Even though there are laws and provisions in a homeowners associations governing documents that mandate the conducting of membership elections of new directors and the terms that directors may serve, it is still possible for those terms to be extended as a result of the occurrences described above. Thus, although an existing board of directors has no right to re-appoint themselves to continue as an associations board of directors in violation of the requirements for conducting elections and stated term limits, the circumstances may result in those directors remaining in control until such time as the association members take appropriate action to ensure that elections are conducted and new members who are willing and able to serve, are elected to the board.

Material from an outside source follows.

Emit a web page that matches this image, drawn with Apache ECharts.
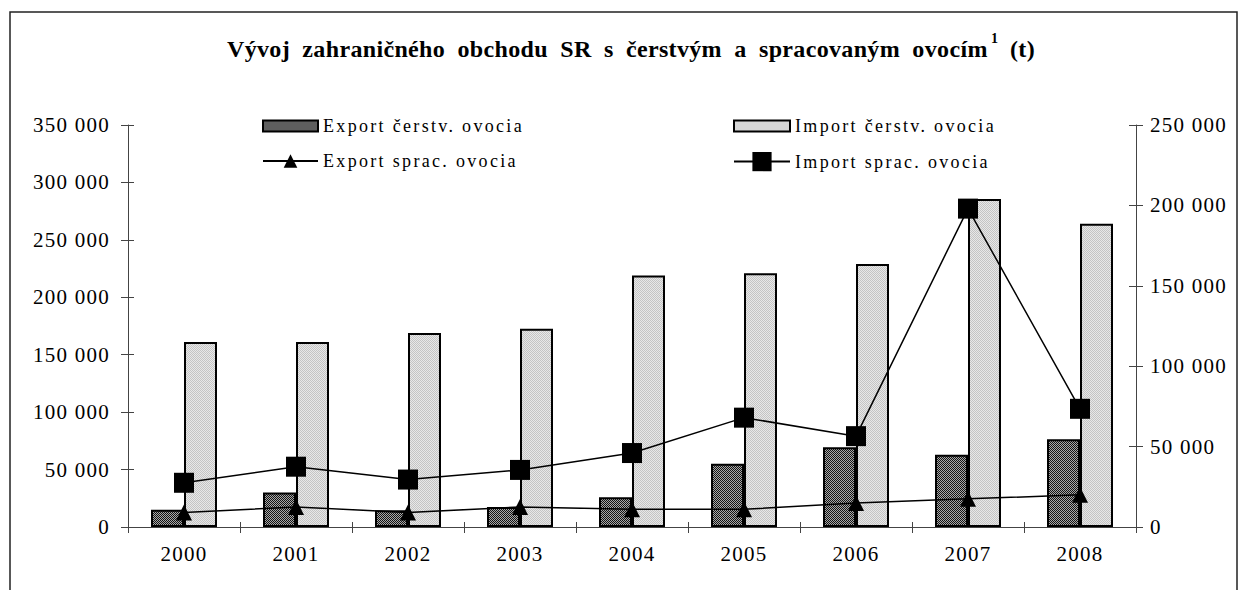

To reduce the likelihood of encountering problems with long-term directors retaining control over a homeowners association, associations should evaluate the need for amending their bylaws and association members should be proactive in taking the action that is necessary to ensure that required elections take place. Associations whose bylaws do not have provisions for staggered terms, or limitations on consecutive terms, or require a quorum that cannot be achieved can amend their bylaws to incorporate appropriate provisions to allow for same. Such an amendment would facilitate the election of new directors and prevent the same directors from continuing to control the association year-after-year. The process of amending an associations governing documents requires strict compliance with the appropriate procedures for amending the particular document and should always be undertaken with the assistance of experienced legal counsel. Additionally, if the association has had difficulty establishing a quorum for meetings of its members, it may also be necessary to seek a court order reducing the percentage of member votes that is required to adopt the desired amendments.